A Castle for the Natural State

It has been open for over a month, but Arkansas’s newest attractions has yet to be completed. In the case of Ozark Medieval Fortress, however, the construction is all part of the merriment.

In a marketing move straight from a bard’s tale, visitors interact in situ with carpenters, masons, and stone carvers clad in medieval vestments. The Lead Hill, Arkansas building has generated interest with artisans, interns, and volunteers, and there are still application forms available online for such positions. Those with skills of yore—basket weaving, blacksmithing, textiles-weaving, pottery, and manuscript illumination—could find a job within the castle’s (eventual) fortifications.

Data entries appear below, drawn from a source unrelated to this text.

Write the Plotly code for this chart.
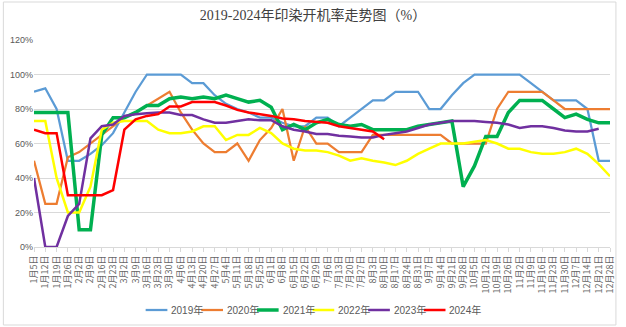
import plotly.graph_objects as go

# Weekly category labels
dates = ["1月5日", "1月12日", "1月19日", "1月26日", "2月2日", "2月9日", "2月16日", "2月23日",
         "3月2日", "3月9日", "3月16日", "3月23日", "3月30日", "4月6日", "4月13日", "4月20日",
         "4月27日", "5月4日", "5月11日", "5月18日", "5月25日", "6月1日", "6月8日", "6月15日",
         "6月22日", "6月29日", "7月6日", "7月13日", "7月20日", "7月27日", "8月3日", "8月10日",
         "8月17日", "8月24日", "8月31日", "9月7日", "9月14日", "9月21日", "9月28日", "10月5日",
         "10月12日", "10月19日", "10月26日", "11月2日", "11月9日", "11月16日", "11月23日",
         "11月30日", "12月7日", "12月14日", "12月21日", "12月28日"]

# Operating rate (%) per year
rate_2019 = [90, 92, 80, 50, 50, 54, 59, 66, 78, 90, 100, 100, 100, 100, 95, 95, 88, 83, 80, 78,
             75, 75, 72, 70, 70, 75, 75, 70, 75, 80, 85, 85, 90, 90, 90, 80, 80, 88, 95, 100,
             100, 100, 100, 100, 95, 90, 85, 85, 85, 80, 50, 50]
rate_2020 = [50, 25, 25, 52, 55, 60, 65, 70, 75, 78, 82, 86, 90, 78, 68, 60, 55, 55, 60, 50,
             62, 69, 80, 50, 70, 60, 60, 55, 55, 55, 65, 65, 65, 65, 65, 65, 65, 60, 60, 60,
             60, 80, 90, 90, 90, 90, 85, 80, 80, 80, 80, 80]
rate_2021 = [78, 78, 78, 78, 10, 10, 65, 75, 75, 78, 82, 82, 86, 87, 86, 87, 86, 88, 86, 84,
             85, 81, 68, 71, 68, 72, 74, 71, 70, 71, 68, 68, 68, 68, 70, 71, 72, 73, 35, 47,
             64, 64, 78, 85, 85, 85, 80, 75, 77, 74, 72, 72]
rate_2022 = [73, 73, 40, 20, 20, 35, 68, 72, 73, 73, 73, 68, 66, 66, 67, 70, 70, 62, 65, 65,
             69, 66, 60, 57, 56, 56, 55, 53, 50, 51.5, 50, 49, 47.5, 50, 54, 57, 60, 60, 60, 61,
             62, 60, 57, 57, 55, 54, 54, 55, 57, 54, 48, 41]
rate_2023 = [40, 0, 0, 18, 25, 63, 70, 71, 76, 77, 77.5, 78, 78, 76.5, 76.5, 74, 72, 72, 73, 74,
             73.5, 73.5, 70, 68, 67, 65.5, 65.5, 64.5, 64, 63.5, 63.5, 65, 66, 67, 69, 71, 72,
             73, 73, 73, 72.5, 72, 71, 69, 70, 70, 69, 67.5, 67, 67, 68.5, None]
rate_2024 = [68, 66, 66, 30, 30, 30, 30, 33, 68, 74, 76, 77, 81.5, 81.5, 84, 84, 84, 82, 79.5,
             78, 77, 76, 74.5, 74, 73, 72.5, 72, 70, 69, 68, 67, 62.5] + [None] * 20

series_names = ["2019年", "2020年", "2021年", "2022年", "2023年", "2024年"]
series_values = [rate_2019, rate_2020, rate_2021, rate_2022, rate_2023, rate_2024]
series_colors = ["#5B9BD5", "#ED7D31", "#00B050", "#FFFF00", "#7030A0", "#FF0000"]
series_widths = [2.25, 2.25, 3.5, 2.5, 2.5, 2.5]

y_ticks = [0, 20, 40, 60, 80, 100, 120]
y_tick_labels = [f"{v}%" for v in y_ticks]

# Page geometry (pixels)
W, H = 626, 327
ML, MR, MT, MB = 33, 10, 40, 80
PW, PH = W - ML - MR, H - MT - MB


def px_x(p):
    return (p - ML) / PW


def px_y(p):
    return (H - MB - p) / PH


fig = go.Figure()
for name, vals, color, width in zip(series_names, series_values, series_colors, series_widths):
    fig.add_trace(go.Scatter(
        x=dates, y=vals, name=name, mode="lines",
        line=dict(color=color, width=width),
        connectgaps=False, showlegend=False,
        hovertemplate="%{x}: %{y}%<extra>" + name + "</extra>",
    ))

# Legend row under the chart
shapes = []
annotations = []
leg_x0, leg_pitch, leg_len, leg_y = 146, 56.3, 22, 310
for k, (name, color, width) in enumerate(zip(series_names, series_colors, series_widths)):
    x0 = leg_x0 + k * leg_pitch
    shapes.append(dict(type="line", xref="paper", yref="paper",
                       x0=px_x(x0), x1=px_x(x0 + leg_len), y0=px_y(leg_y), y1=px_y(leg_y),
                       line=dict(color=color, width=width)))
    annotations.append(dict(text=name, xref="paper", yref="paper",
                            x=px_x(x0 + leg_len + 2), y=px_y(leg_y),
                            xanchor="left", yanchor="middle", showarrow=False,
                            font=dict(size=10, color="#595959",
                                      family="Liberation Sans, Noto Sans CJK SC")))

# Chart-area outline
shapes.append(dict(type="rect", xref="paper", yref="paper", layer="below",
                   x0=px_x(2), x1=px_x(622), y0=px_y(325), y1=px_y(2),
                   line=dict(color="#D9D9D9", width=1), fillcolor="rgba(0,0,0,0)"))

fig.update_layout(
    width=W, height=H,
    margin=dict(l=ML, r=MR, t=MT, b=MB),
    paper_bgcolor="white", plot_bgcolor="white",
    title=dict(text="2019-2024年印染开机率走势图（%）",
               x=0.5, xref="container", xanchor="center",
               y=1 - 15 / H, yref="container", yanchor="middle",
               font=dict(size=14, color="#404040",
                         family="Liberation Serif, Noto Sans CJK SC")),
    xaxis=dict(type="category", range=[0, len(dates) - 1],
               tickmode="array", tickvals=dates, ticktext=dates,
               tickangle=-90, showgrid=False,
               showline=True, linecolor="#D9D9D9", linewidth=1,
               ticks="outside", ticklen=4, tickcolor="#D9D9D9",
               tickfont=dict(size=9, color="#666666", family="Noto Sans CJK SC")),
    yaxis=dict(range=[0, 120], tickmode="array", tickvals=y_ticks, ticktext=y_tick_labels,
               showgrid=True, gridcolor="#D9D9D9", gridwidth=1,
               zeroline=False, showline=False, ticks="",
               tickfont=dict(size=9, color="#595959", family="Liberation Sans")),
    shapes=shapes,
    annotations=annotations,
    showlegend=False,
)

fig.write_html("out.html")
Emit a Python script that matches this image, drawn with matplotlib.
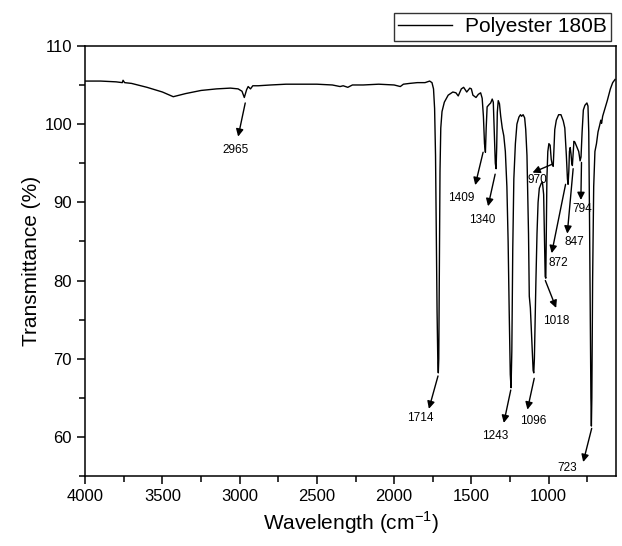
import matplotlib
matplotlib.use("Agg")
import matplotlib.pyplot as plt
from matplotlib.ticker import MultipleLocator

plt.rcParams['font.family'] = ['Liberation Sans', 'DejaVu Sans']
plt.rcParams['mathtext.fontset'] = 'custom'
plt.rcParams['mathtext.rm'] = 'Liberation Sans'

# FTIR spectrum (wavenumber cm-1, transmittance %)
wavenumber = [4000, 3900, 3800, 3760, 3755, 3745, 3700, 3600, 3500, 3430,
              3350, 3250, 3150, 3060, 3010, 2985, 2970, 2955, 2945, 2930,
              2915, 2880, 2800, 2700, 2600, 2500, 2400, 2350, 2330, 2300,
              2270, 2200, 2100, 2000, 1960, 1940, 1900, 1850, 1800, 1770,
              1755, 1745, 1738, 1732, 1728, 1722, 1717, 1714, 1711, 1707,
              1703, 1698, 1690, 1675, 1650, 1620, 1600, 1585, 1565, 1550,
              1530, 1510, 1500, 1490, 1470, 1455, 1440, 1430, 1422, 1415,
              1409, 1404, 1398, 1385, 1375, 1365, 1358, 1352, 1345, 1340,
              1336, 1332, 1326, 1318, 1310, 1300, 1290, 1280, 1270, 1262,
              1255, 1248, 1243, 1238, 1232, 1225, 1215, 1205, 1192, 1182,
              1175, 1165, 1155, 1148, 1140, 1130, 1125, 1118, 1110, 1100,
              1096, 1092, 1087, 1082, 1075, 1068, 1060, 1048, 1040, 1032,
              1026, 1022, 1018, 1015, 1011, 1005, 998, 990, 983, 976,
              970, 966, 960, 950, 935, 920, 905, 895, 885, 878,
              874, 869, 865, 860, 855, 850, 846, 842, 836, 830,
              815, 805, 796, 790, 783, 775, 765, 752, 745, 740,
              735, 730, 726, 723, 720, 715, 708, 700, 690, 680,
              670, 662, 657, 650, 635, 620, 600, 585, 570]
transmittance = [105.5, 105.5, 105.4, 105.3, 105.6, 105.3, 105.2, 104.7, 104.1, 103.5,
                 103.9, 104.3, 104.5, 104.6, 104.5, 104.2, 103.4, 104.4, 104.8, 104.5,
                 104.9, 104.9, 105.0, 105.1, 105.1, 105.1, 105.0, 104.8, 104.9, 104.7,
                 105.0, 105.0, 105.1, 105.0, 104.8, 105.1, 105.2, 105.3, 105.3, 105.5,
                 105.3, 104.5, 102.0, 96.0, 88.0, 76.0, 69.5, 68.2, 70.0, 82.0,
                 94.0, 99.5, 101.6, 102.8, 103.7, 104.1, 104.0, 103.6, 104.5, 104.7,
                 104.1, 104.6, 104.5, 103.7, 103.4, 103.8, 104.0, 103.3, 101.0, 97.5,
                 96.4, 99.5, 102.2, 102.5, 102.7, 103.2, 102.8, 99.0, 95.0, 94.3,
                 97.0, 101.5, 103.0, 102.6, 101.0, 99.5, 98.5, 96.5, 92.0, 85.0,
                 76.0, 68.0, 66.3, 71.0, 84.0, 93.0, 97.5, 100.0, 100.9, 101.2,
                 101.0, 101.2, 100.8, 99.3, 96.0, 86.0, 78.0, 76.5, 73.0, 68.5,
                 68.2, 70.0, 75.0, 80.0, 86.0, 90.0, 91.8, 92.4, 92.6, 91.0,
                 85.0, 80.5, 80.3, 86.0, 93.0, 96.5, 97.5, 97.3, 95.5, 94.8,
                 94.6, 96.5, 99.3, 100.5, 101.2, 101.2, 100.4, 99.5, 96.0, 93.0,
                 92.3, 94.0, 96.5, 97.0, 96.2, 95.0, 94.7, 96.0, 97.8, 97.7,
                 97.0, 96.5, 95.3, 95.8, 99.0, 101.8, 102.4, 102.7, 102.3, 99.0,
                 88.0, 75.0, 65.0, 61.4, 65.0, 80.0, 92.0, 96.5, 97.5, 99.0,
                 99.8, 100.5, 100.1, 101.0, 102.0, 103.0, 104.5, 105.3, 105.7]

# peak labels: text, arrow start (near peak), arrow end, text position
peak_labels = ['2965', '1714', '1409', '1340', '1243', '1096',
               '1018', '970', '872', '847', '794', '723']
arrow_start = [(2964, 102.7), (1716, 67.8), (1424, 96.4), (1346, 93.6),
               (1245, 66.0), (1093, 67.5), (1021, 80.0), (973, 94.9),
               (890, 92.3), (841, 94.3), (787, 95.1), (721, 61.1)]
arrow_end = [(3010, 98.4), (1775, 63.6), (1475, 92.2), (1392, 89.5),
             (1290, 61.8), (1137, 63.5), (951, 76.5), (1104, 93.8),
             (980, 83.5), (879, 86.0), (791, 90.3), (776, 56.8)]
text_pos = [(3028, 96.7), (1830, 62.4), (1563, 90.6), (1432, 87.7),
            (1345, 60.1), (1099, 62.1), (948, 74.8), (1075, 92.9),
            (940, 82.3), (835, 84.9), (783, 89.2), (881, 56.0)]

fig = plt.figure(figsize=(6.22, 5.46), dpi=100)
ax = fig.add_axes([0.137, 0.128, 0.853, 0.788])

ax.plot(wavenumber, transmittance, color='black', lw=1.0, label='Polyester 180B')

for lab, s, e, t in zip(peak_labels, arrow_start, arrow_end, text_pos):
    ax.annotate('', xy=e, xytext=s,
                arrowprops=dict(arrowstyle='-|>', color='black', lw=1.0,
                                mutation_scale=11, shrinkA=0, shrinkB=0))
    ax.text(t[0], t[1], lab, ha='center', va='center', fontsize=8.5)

ax.set_xlim(4000, 565)
ax.set_ylim(55, 110)
ax.xaxis.set_major_locator(MultipleLocator(500))
ax.xaxis.set_minor_locator(MultipleLocator(250))
ax.yaxis.set_major_locator(MultipleLocator(10))
ax.yaxis.set_minor_locator(MultipleLocator(5))
ax.tick_params(which='major', direction='out', length=6, width=1.1, labelsize=12)
ax.tick_params(which='minor', direction='out', length=4, width=1.1)
for sp in ax.spines.values():
    sp.set_linewidth(1.1)

ax.set_xlabel('Wavelength (cm$^{\\mathregular{-1}}$)', fontsize=15)
ax.set_ylabel('Transmittance (%)', fontsize=15, labelpad=2)

ax.legend(loc='lower right', bbox_to_anchor=(1.0, 1.0), borderaxespad=0.25,
          fontsize=15, frameon=True, fancybox=False, edgecolor='black',
          handlelength=2.6, borderpad=0.2, handletextpad=0.6)

fig.savefig('out.png', dpi=100)
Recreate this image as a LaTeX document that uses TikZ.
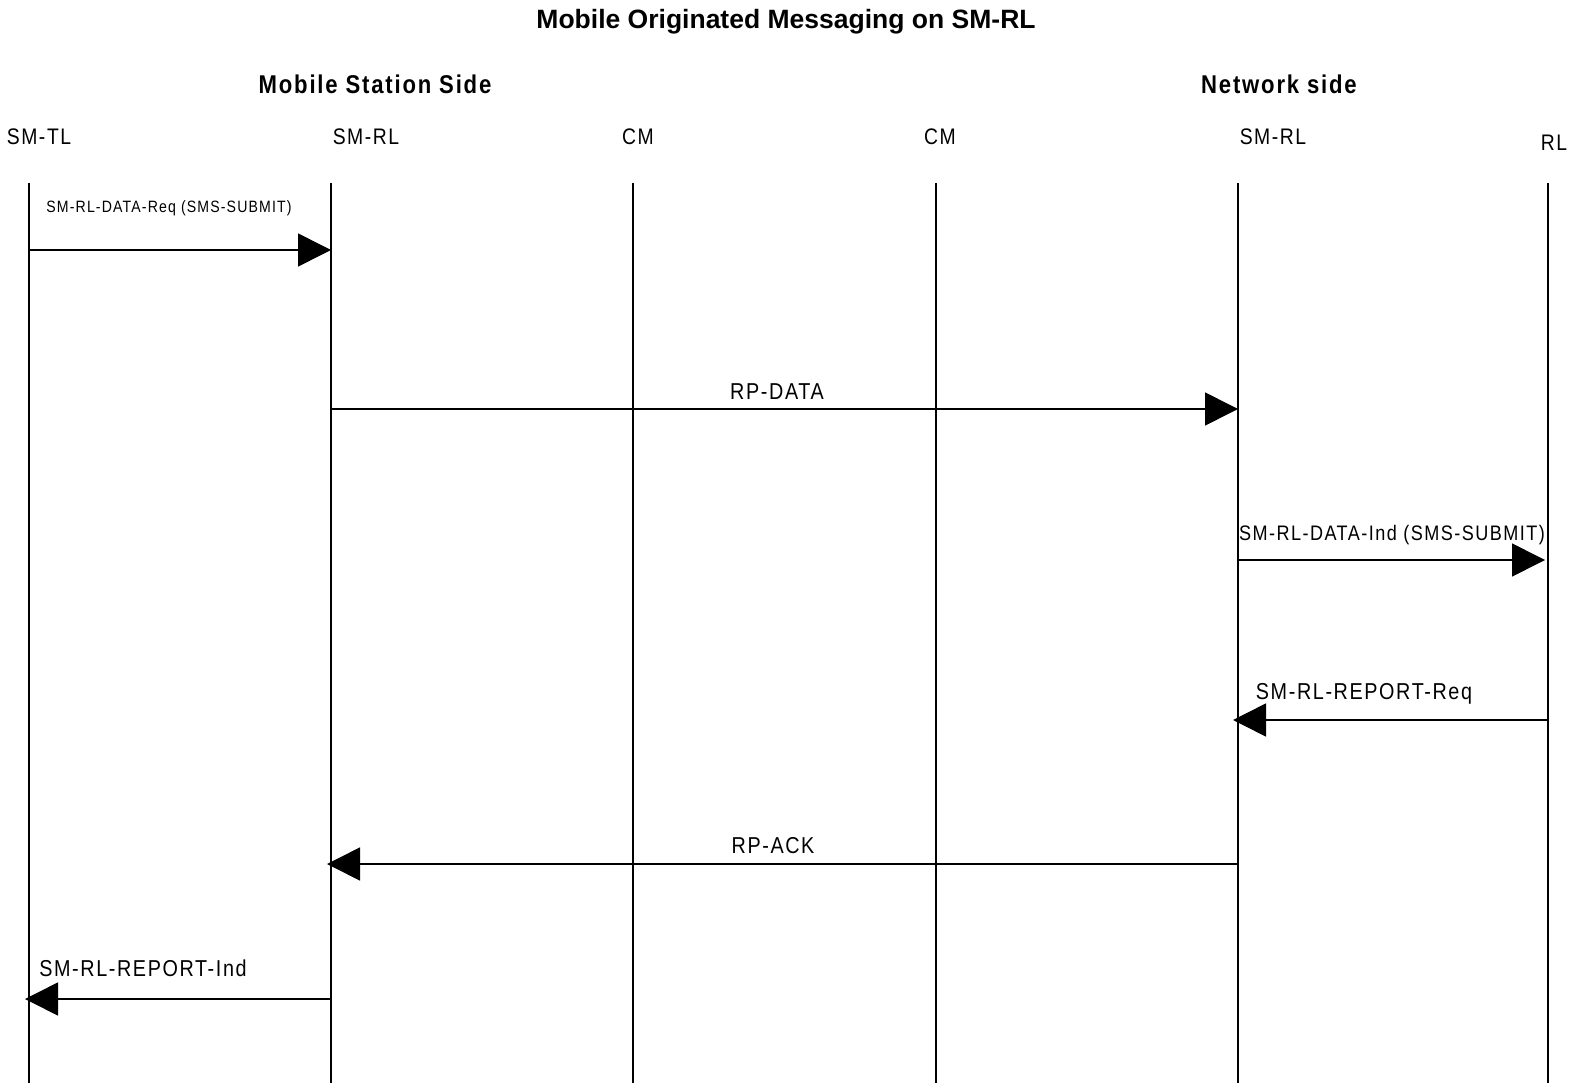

The brainchild catapulting the venture is not from the Ozarks, but from abroad; Michel Gruyot has had experience renovating castles in his native France. He  also oversees construction on Château de Saint-Fargeau in the French region of Burgundy.

If you can’t make it to the fifty acre Ozark construction site this season, or even next—and word has it that catapults will entice visitors in 2011—you still have two decades to plan a vacation while construction is underway. The stronghold is slated for completion in 2030.

The official website explains visitor information such as directions, fees, and hours, and also includes detailed drawings of the expected outcome each decade.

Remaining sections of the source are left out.